Turner’s Tutoring Turnout

Cecil writes: “Since we’ve been talking about him so often, this story about Rick Turner’s efforts to get more UVa students involved in tutoring city school kids might be interesting to the cvillenewsians. Presents somewhat of a rebuttal to those who claim that M. Rick just parachutes into various controversies and then skedaddles when the cameras leave.”

7 Responses to “Turner’s Tutoring Turnout”

  • Let me clarify: I’m ambivalent, at best, about Turner’s politics and approach and style and the fights he picks and everything about him. I think he did great harm during the Great Griffin War of 2004-05 with his public comments about Charlottesville whites. But he does surprise me now and then with what looks like something approximating balance in his approach; he lays into the black population almost as often as he lays into the whites, for example. And this kind of effort, where he’s using his influence at the University to get more UVa students involved in tutoring CCS kids, seems a worthy effort.

  • Im actually a UVa student who plans to get involved in this once they allow me to have a car on grounds next year. Mr. Turner gets a lot of critism but you must remember that this is the man who resides over the office of Affrican American Affairs at a university that has one of the most tense racial environments in the country. With that being said UVa still has THE highest graduation rate for blacks among public schools and is in the top ten for all schools. In short, you may disagree with his politics but when it comes down to it Mr. Turner is good at what he should be good at, his job.

  • I think that Turner is good at many things that he is supposed to be good at, but not good at other things that are important. He gets credit for not sitting back and doing nothing, at the very least.

    But I’m curious about one thing you wrote: UVa has one of the most tense racial environments in the country? I’m wondering what that claim is based on. I’ve been at other universities, and my sense is that there are MANY, MANY more racially divided, hostile places than UVa. UVa is not perfect by any stretch, but most tense? I’m really wondering where that characterization comes from.
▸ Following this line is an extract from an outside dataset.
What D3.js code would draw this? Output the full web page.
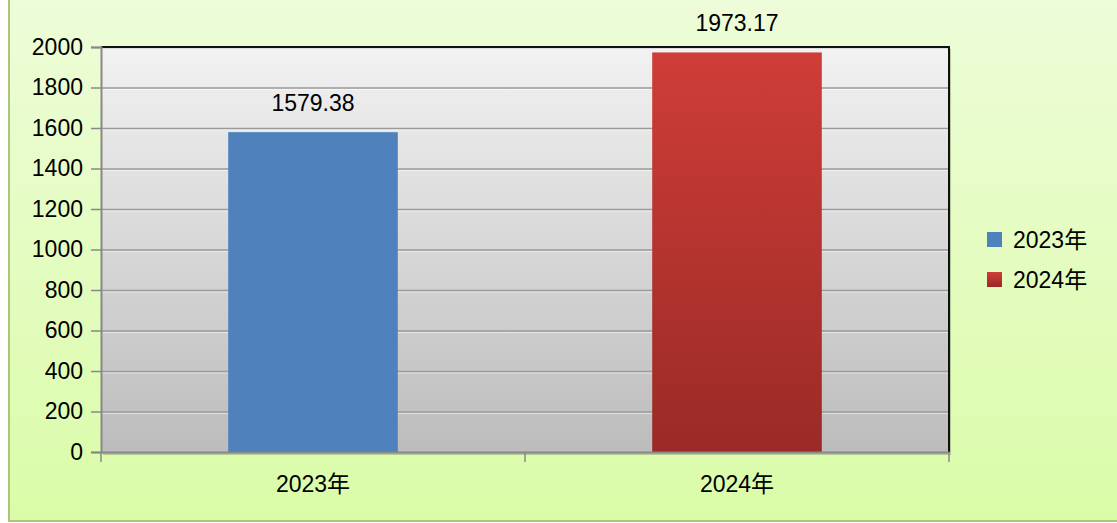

  • I agree- tense…..not in the environment that I went through. Not equal, yes racism but not the most-obviously this person has never been in Louisiana where blacks and whites are still segregated at restaurants.

    On the other hand- I think this is great. If we can get the students to show up from Madison House and Turner’s program that will be awesome. We need the role models and are looking forward to this joint effort>

    By the way the lady who slammed from Nelson County that slammed the school board at the end of the public meeting obviously doesn’t know they turned Griffin down when she applied there.

  • Initiatives such as Turner`s are to be commended and the participants (students and mentors) deserve support. I hope we see more of this.

  • My judgment about this school is biased. I have never attended another school but I have gotten emails from several prospective (ranging from Alabama to Conn.) that have the same question about UVa… Isn’t it a racist and segregated school? I of course say its not as bad people portray it but I find myself asking “or is it?” My thoughts are only worsened as I receive emails every month updating me on new occurrences of racism around grounds. To top it off my roommate makes bluntly racist jokes and comments all of the time. I’m sure there are worse schools, which is all the more depressing. Getting worse then beating a black girl up b.c she’s running for president is pretty bad. Writing racial slurs on a car is pretty bad. Having a frat that is known for its racism and has been kicked off other campuses is pretty bad. Reading editorials like the ones you find in the Cav. Daily is pretty bad. The question is then: “why do you stay then?” Answer: I’m not going to let bigots run me out of one of the best schools in the nation.
    As I’ve said, however, I’ve never attended another school so my judgment is skewed. Also, as I sated before, if there are worse places, it’s really more depressing than reassuring.

  • I also like Mr. Turner’s action to start a tutoring session. I just posted a comment under the newest article discussing the achievement gap which talks about moving from discussion of social change into action to achieve social change. For as much as I disagree with some of Mr. Turner’s methods of “discussing” social change, I appreciate his action in this regard.

    That being said, tutoring programs are not inherently beneficial to students. “Tutoring” is another way of saying “teaching.” With students who are significantly behind academically, it is highly unlikely that one week tutoring sessions with college students et al. who do not have quality training in reading instruction, math instruction, etc. will see significant gains. If our teachers in school cannot make such gains and they have students six or more hours a day, five days a week, how will relatively untrained individuals do more in a few minutes a week?

    Many tutoring programs are token movements to improve education. They demonstrate that the individual(s) starting the programs care about education. However, such programs rarely contain the critical mass of effective tutoring elements needed to be successful. In order to be successful, among other elements, tutoring programs need to be part of a larger coordination of efforts by the community (including schools, parents, recreation centers, etc.). Again, I discuss our need to move into the action stage of social change in my recent post under the new achievement gap article.

    Thanks, overall, to Mr. Turner for taking action. Let’s not, as a community, let that effort be wasted.